First off, I wouldn't worry overmuch about the prejudice that northerners and southerners hold towards each other - it's actually natural and to be expected.
People from different regions are naturally suspicious of each other, and for good reason: for almost all of human history, that suspicion has been a survival trait. Think about it this way: until the latter half of the 20th century, most people in the world walked or (if they were well-to-do or lucky) rode a horse or cart. As a result, most people knew very few who lived more than a few hours' walk away from them. After all, if you and your family are working the fields at some point in the distant past and you see a group of horsemen off in the distance, what are you going to do? Go out there and greet them, or hide your family and hope those strangers pass you by without having their way with you and yours?
I grew up *way* out in the boonies, going to school in the next county over (my graduating class was 42 people), and we frankly looked at anyone who lived outside the MS Delta with a measure of suspicion: "They're just not like us. Be careful." On a side note, I now have a house in a 3rd-world megalopolis w/ 15M people. Go figure.
Anyway, the suspicion between regions is natural, and it's exacerbated by economic inequality. Northern and southern Italy hold each other in suspicion, and eastern and western China certainly don't like each other. Bavaria and Prussia are both now part of Germany, but they're not exactly keen on each other. And in the Philippines (where my house is), the regional rivalries are part of everyday life.
(Note - credit to Dan Carlin's Hardcore History "Wrath of the Khans" podcast for giving me that particular realization of regional suspicion as a survival trait)
But regional rivalries aside, forgive yourself for having thought that way about southerners, because the overwhelming degree of guilt and blame belonged and continue to belong to them. They fought a war to preserve slavery, they pushed for the Jim Crow laws and kept segregation in place for nearly a century, and they built their entire culture around glorifying the days of the Confederacy.

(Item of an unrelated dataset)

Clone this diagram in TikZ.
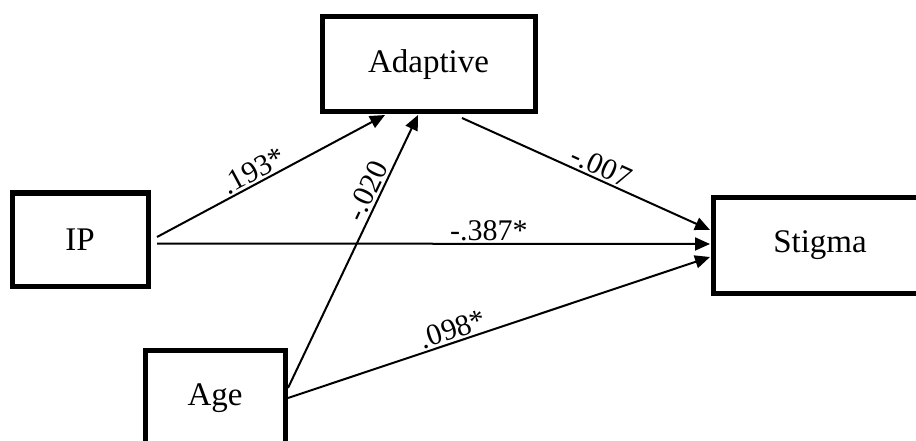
\documentclass[tikz,border=0pt]{standalone}
\usepackage{fontspec}
\setmainfont{Liberation Serif}
\usetikzlibrary{arrows.meta,calc}
\begin{document}
\begin{tikzpicture}[x=1pt,y=-1pt,
  box/.style={draw,line width=5pt,rectangle,inner sep=0pt,outer sep=0pt,font=\fontsize{33}{40}\selectfont},
  conn/.style={line width=2pt,-{Triangle[length=15pt,width=13pt]}},
  lab/.style={font=\fontsize{30}{36}\selectfont,inner sep=2pt,sloped,above}
]
\clip (0,0) rectangle (916,441);
\node[box,minimum width=136pt,minimum height=93pt] (ip) at (80,239.5) {IP};
\node[box,minimum width=213pt,minimum height=95pt] (adaptive) at (428.5,64.5) {Adaptive};
\node[box,minimum width=140pt,minimum height=96pt] (age) at (215,398) {Age};
\node[box,minimum width=214pt,minimum height=96pt] (stigma) at (820,245) {Stigma};

\draw[conn] ($(ip.east)+(9,-2.5)$) -- node[lab,pos=0.45] (l1) {.193*} ($(adaptive.south)+(-43.5,3)$);
\draw[conn] ($(age.east)+(3,-10)$) -- node[lab,pos=0.70] (l2) {-.020} ($(adaptive.south)+(-10.5,3)$);
\draw[conn] ($(adaptive.south)+(33.5,6)$) -- node[lab,pos=0.54] (l3) {-.007} ($(stigma.west)+(-3,-15)$);
\draw[conn] ($(ip.east)+(9,4)$) -- node[lab,pos=0.60] (l4) {-.387*} ($(stigma.west)+(-3,-1)$);
\draw[conn] ($(age.east)+(3,0)$) -- node[lab,pos=0.40] (l5) {.098*} ($(stigma.west)+(-3,12)$);
\end{tikzpicture}
\end{document}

Again, I grew up deeply ensconced in that culture - after all, everyone in my direct family line are buried in the same cemetery by a Southern Baptist church in the Delta all the way back to 1870. I was once so very proud of that. But now, I'll be the first of my line not buried there. Delta gumbo (it's how we referred to the clay-rich soil) will have no more of my family's blood. I'll never step foot there again.